Hitler is dead. His memory lingers on, but how it lingers is going through a transition just now as the people who were adults in the 30′s and 40′s pass on and the lessons of that era become second-hand.
Today, in popular culture, three attitudes seem to dominate about Hitler and Nazi references. One attitude, which may soon be crowded out by the other two, casually applies the comparison to anyone uptight. In Seinfeld there was the “Soup Nazi.” You might call someone a “fashion Nazi.” Maybe this use was like the return of that other “N” word, an attempt to desensitize us to a troubling epithet from the receding past.
A second attitude on the rise has people using “Hitler” and “Nazi” like shouting fire in what they think is a burning theater. The names become succinct labels for warning us against the people and parties we are convinced will lead inexorably to our doom.
The third attitude, perhaps a response to the second, discourages references to Hitler and Nazis on intellectual and aesthetic grounds as cheap shots and distracting exaggerations. The theater is not on fire. Hitler was an exception and it’s crude to continue bringing him up.
The saying, “those who cannot remember the past are condemned to repeat it,” raises questions about what it means to learn from the past. What are the lessons of history? How do past events become lessons? What kinds of remembering of the past prevent us from repeating it, and what kinds don’t?
Remembering is never complete. We learn lessons by abstracting generalizations from details. We call the process interpretation. Think of a potentially troubling episode from your own life–a troubling childhood, an unsuccessful business, or a difficult romantic partnership–something complex you aim to learn from. You may have spent some time pouring over the particulars, trying to make sense of them. To make peace with that episode, by now you have probably packed and labeled all of that complexity, like a box of tangled wires in your garage neatly labeled. The label is the lesson you take from that history. Chances are the other people involved in that troubling episode have labeled the boxes differently. Different interpretations can be drawn from the same facts and they will all be simplifications from the facts.
What simplifications should succeeding generations take from Hitler?
One lesson we might draw from Hitler is to never allow an official interpretation of the past to take hold. Hitler imposed absolute control over how history was interpreted. To avoid repeating that mistake, perhaps we should just carry forward the facts of Nazi Germany and let everyone be their own interpreter. This detail-focused approach may feed the attitude that discourages comparisons to Hitler. Based on details, no one is Hitler.
Hitler was an ideologue. Another lesson we might draw is to keep things concrete and practical. We should stay away from interpretation and theory because abstraction breeds ideological convictions that get us into trouble.
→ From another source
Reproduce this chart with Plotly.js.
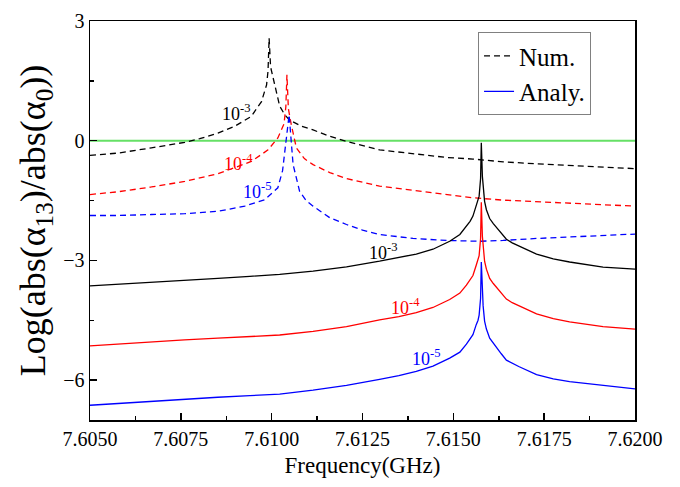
<!DOCTYPE html>
<html>
<head>
<meta charset="utf-8">
<script src="https://cdn.plot.ly/plotly-3.0.1.min.js"></script>
<style>html,body{margin:0;padding:0;background:#fff;}#chart{width:680px;height:487px;}</style>
</head>
<body>
<div id="chart"></div>
<script>
// Num. (dashed) curves
var numBlackX = [7.6050, 7.60577, 7.60669, 7.60761, 7.60802, 7.60852, 7.60898, 7.60944, 7.60972, 7.60986, 7.60990, 7.60993, 7.60997, 7.61004, 7.61022, 7.61036, 7.61049, 7.61080, 7.61114, 7.61160, 7.61206, 7.61297, 7.61389, 7.61481, 7.61554, 7.61637, 7.61729, 7.61820, 7.61912, 7.62000];
var numBlackY = [-0.37, -0.31, -0.18, -0.04, 0.05, 0.19, 0.36, 0.61, 0.98, 1.40, 1.75, 2.57, 1.85, 1.57, 0.87, 0.65, 0.52, 0.37, 0.27, 0.11, -0.02, -0.23, -0.33, -0.42, -0.46, -0.53, -0.58, -0.62, -0.66, -0.70];

var numRedX = [7.6050, 7.60577, 7.60669, 7.60761, 7.60852, 7.60944, 7.60990, 7.61017, 7.61034, 7.61039, 7.61042, 7.61046, 7.61054, 7.61068, 7.61090, 7.61114, 7.61160, 7.61206, 7.61297, 7.61389, 7.61481, 7.61554, 7.61637, 7.61729, 7.61820, 7.61912, 7.62000];
var numRedY = [-1.35, -1.28, -1.16, -1.02, -0.83, -0.52, -0.23, 0.07, 0.42, 0.85, 1.65, 0.80, 0.40, -0.18, -0.45, -0.60, -0.80, -0.95, -1.14, -1.24, -1.35, -1.43, -1.49, -1.53, -1.58, -1.61, -1.64];

var numBlueX = [7.6050, 7.60577, 7.60669, 7.60761, 7.60852, 7.60926, 7.60981, 7.61017, 7.61030, 7.61040, 7.61048, 7.61059, 7.61077, 7.61095, 7.61114, 7.61160, 7.61206, 7.61250, 7.61297, 7.61389, 7.61481, 7.61573, 7.61637, 7.61729, 7.61820, 7.61912, 7.62000];
var numBlueY = [-1.875, -1.875, -1.85, -1.83, -1.77, -1.64, -1.48, -1.18, -0.75, 0.0, 0.65, -0.60, -1.27, -1.50, -1.64, -1.93, -2.10, -2.24, -2.35, -2.45, -2.50, -2.52, -2.50, -2.45, -2.41, -2.375, -2.34];

// Analy. (solid) curves
var anaBlackX = [7.6050, 7.6060, 7.60669, 7.6076, 7.60852, 7.6094, 7.61022, 7.61114, 7.61206, 7.61297, 7.61350, 7.61398, 7.61444, 7.61490, 7.61518, 7.61536, 7.61546, 7.61554, 7.61563, 7.61568, 7.61571, 7.61575, 7.61577, 7.61580, 7.61582, 7.61586, 7.61591, 7.61600, 7.61610, 7.61619, 7.61632, 7.61646, 7.61662, 7.61680, 7.61729, 7.61775, 7.61820, 7.61912, 7.62000];
var anaBlackY = [-3.64, -3.59, -3.56, -3.51, -3.45, -3.40, -3.35, -3.27, -3.16, -3.02, -2.93, -2.84, -2.72, -2.52, -2.35, -2.14, -2.02, -1.89, -1.64, -1.50, -1.39, -0.95, -0.05, -0.90, -1.14, -1.52, -1.73, -1.95, -2.08, -2.18, -2.33, -2.47, -2.56, -2.64, -2.84, -2.96, -3.04, -3.17, -3.22];

var anaRedX = [7.6050, 7.6060, 7.60669, 7.6076, 7.60852, 7.6094, 7.61022, 7.61114, 7.61206, 7.61297, 7.61350, 7.61398, 7.61444, 7.61490, 7.61518, 7.61536, 7.61546, 7.61554, 7.61563, 7.61568, 7.61571, 7.61575, 7.61577, 7.61580, 7.61582, 7.61586, 7.61591, 7.61600, 7.61610, 7.61619, 7.61632, 7.61646, 7.61662, 7.61680, 7.61729, 7.61775, 7.61820, 7.61912, 7.62000];
var anaRedY = [-5.14, -5.08, -5.04, -4.99, -4.95, -4.91, -4.87, -4.78, -4.66, -4.49, -4.41, -4.31, -4.18, -3.98, -3.82, -3.62, -3.50, -3.38, -3.12, -3.00, -2.88, -2.45, -1.54, -2.40, -2.64, -3.02, -3.22, -3.45, -3.58, -3.68, -3.83, -3.97, -4.06, -4.13, -4.34, -4.46, -4.54, -4.66, -4.72];

var anaBlueX = [7.6050, 7.6060, 7.60669, 7.6076, 7.60852, 7.6094, 7.61022, 7.61114, 7.61206, 7.61297, 7.61350, 7.61398, 7.61444, 7.61490, 7.61518, 7.61536, 7.61546, 7.61554, 7.61563, 7.61568, 7.61571, 7.61575, 7.61577, 7.61580, 7.61582, 7.61586, 7.61591, 7.61600, 7.61610, 7.61619, 7.61632, 7.61646, 7.61662, 7.61680, 7.61729, 7.61775, 7.61820, 7.61912, 7.62000];
var anaBlueY = [-6.63, -6.57, -6.53, -6.48, -6.43, -6.39, -6.35, -6.25, -6.13, -5.98, -5.89, -5.78, -5.65, -5.45, -5.30, -5.10, -4.98, -4.86, -4.61, -4.50, -4.37, -3.95, -3.04, -3.90, -4.14, -4.52, -4.72, -4.95, -5.08, -5.18, -5.34, -5.50, -5.58, -5.66, -5.86, -5.97, -6.04, -6.14, -6.22];

// reference line
var refX = [7.6050, 7.6200];
var refY = [0, 0];

// labels
var labelText = ['10<sup>-3</sup>', '10<sup>-4</sup>', '10<sup>-5</sup>', '10<sup>-3</sup>', '10<sup>-4</sup>', '10<sup>-5</sup>'];
var labelX = [7.60904, 7.60909, 7.60962, 7.61308, 7.61369, 7.61427];
var labelY = [0.70, -0.55, -1.25, -2.78, -4.15, -5.43];
var labelColor = ['#000000', '#ff0000', '#0000ff', '#000000', '#ff0000', '#0000ff'];

var serif = 'Liberation Serif';
var dashPat = '6px,4px';
var lw = 1.3;

var traces = [
  {x: refX, y: refY, mode: 'lines', line: {color: '#66e066', width: 2}, showlegend: false, hoverinfo: 'skip'},
  {x: numBlackX, y: numBlackY, mode: 'lines', name: 'Num.', line: {color: '#000000', width: lw, dash: dashPat}, showlegend: true},
  {x: numRedX, y: numRedY, mode: 'lines', line: {color: '#ff0000', width: lw, dash: dashPat}, showlegend: false},
  {x: numBlueX, y: numBlueY, mode: 'lines', line: {color: '#0000ff', width: lw, dash: dashPat}, showlegend: false},
  {x: anaBlackX, y: anaBlackY, mode: 'lines', line: {color: '#000000', width: lw}, showlegend: false},
  {x: anaRedX, y: anaRedY, mode: 'lines', line: {color: '#ff0000', width: lw}, showlegend: false},
  {x: anaBlueX, y: anaBlueY, mode: 'lines', name: 'Analy.', line: {color: '#0000ff', width: lw}, showlegend: true}
];

var annotations = labelText.map(function(t, i) {
  return {x: labelX[i], y: labelY[i], xref: 'x', yref: 'y', text: t, showarrow: false,
          font: {family: serif, size: 18, color: labelColor[i]}};
});

var layout = {
  width: 680, height: 487,
  margin: {l: 90, r: 45, t: 21, b: 67},
  paper_bgcolor: '#ffffff', plot_bgcolor: '#ffffff',
  font: {family: serif, color: '#000000'},
  showlegend: true,
  legend: {x: 0.712, y: 0.972, xanchor: 'left', yanchor: 'top', bgcolor: '#ffffff',
           bordercolor: '#808080', borderwidth: 1, font: {family: serif, size: 25, color: '#000'},
           traceorder: 'normal'},
  xaxis: {range: [7.6050, 7.6200], tick0: 7.6050, dtick: 0.0025, tickformat: '.4f',
          ticks: 'inside', ticklen: 7, tickwidth: 1.5, tickcolor: '#000',
          minor: {ticks: 'inside', ticklen: 4, tickwidth: 1.5, dtick: 0.00125, tickcolor: '#000'},
          showline: true, linecolor: '#000', linewidth: 1.5, mirror: true,
          showgrid: false, zeroline: false,
          tickfont: {family: serif, size: 20, color: '#000'},
          title: {text: 'Frequency(GHz)', font: {family: serif, size: 23, color: '#000'}, standoff: 8}},
  yaxis: {range: [-7, 3], tick0: 0, dtick: 3,
          ticks: 'inside', ticklen: 7, tickwidth: 1.5, tickcolor: '#000',
          minor: {ticks: 'inside', ticklen: 4, tickwidth: 1.5, dtick: 1.5, tickcolor: '#000'},
          showline: true, linecolor: '#000', linewidth: 1.5, mirror: true,
          showgrid: false, zeroline: false,
          tickfont: {family: serif, size: 20, color: '#000'},
          title: {text: 'Log(abs(α<sub>13</sub>)/abs(α<sub>0</sub>))', font: {family: serif, size: 36, color: '#000'}, standoff: 6}},
  annotations: annotations
};

Plotly.newPlot('chart', traces, layout, {displayModeBar: false, staticPlot: true});
</script>
</body>
</html>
These days our strongest political movements proclaim themselves to be practical and realistic. In our culture, theory, ideology, interpretation and abstraction are pejorative terms. Abstraction is what elitist do and it’s what makes them so out of touch with the real world.
Our anti-theoretical culture may contribute to the attitude that has us calling people “Hitler” like shouting fire in a theater we think is burning. Most of the people calling people “Hitler” don’t make a substantive theoretical argument why the comparison is apt. It’s a gut thing. We want freedom and if someone gets in the way, he’s Hitler.
With the ones who lived through it passing on, Hitler’s memory will be carried forward by us, and we weren’t there. It’s our box of tangled wires now and how we label it matters a lot.
It seems hardly the time to discourage reference to Hitler or to fall into gut-based comparisons. It’s a great time for us to consolidate the lessons to face boldly and thoughtfully the challenge of abstracting the right lessons.
So my Question for you (Q4U) is this: What do you think are the key take-aways from Hitler? As simple as possible but no simpler. As abstract as necessary to prevent tyranny from any taking over from the left, the right, or any direction, and yet not so abstract as to be toothlessly vague and abstract.
In other words, how would you know another Hitler if he came along?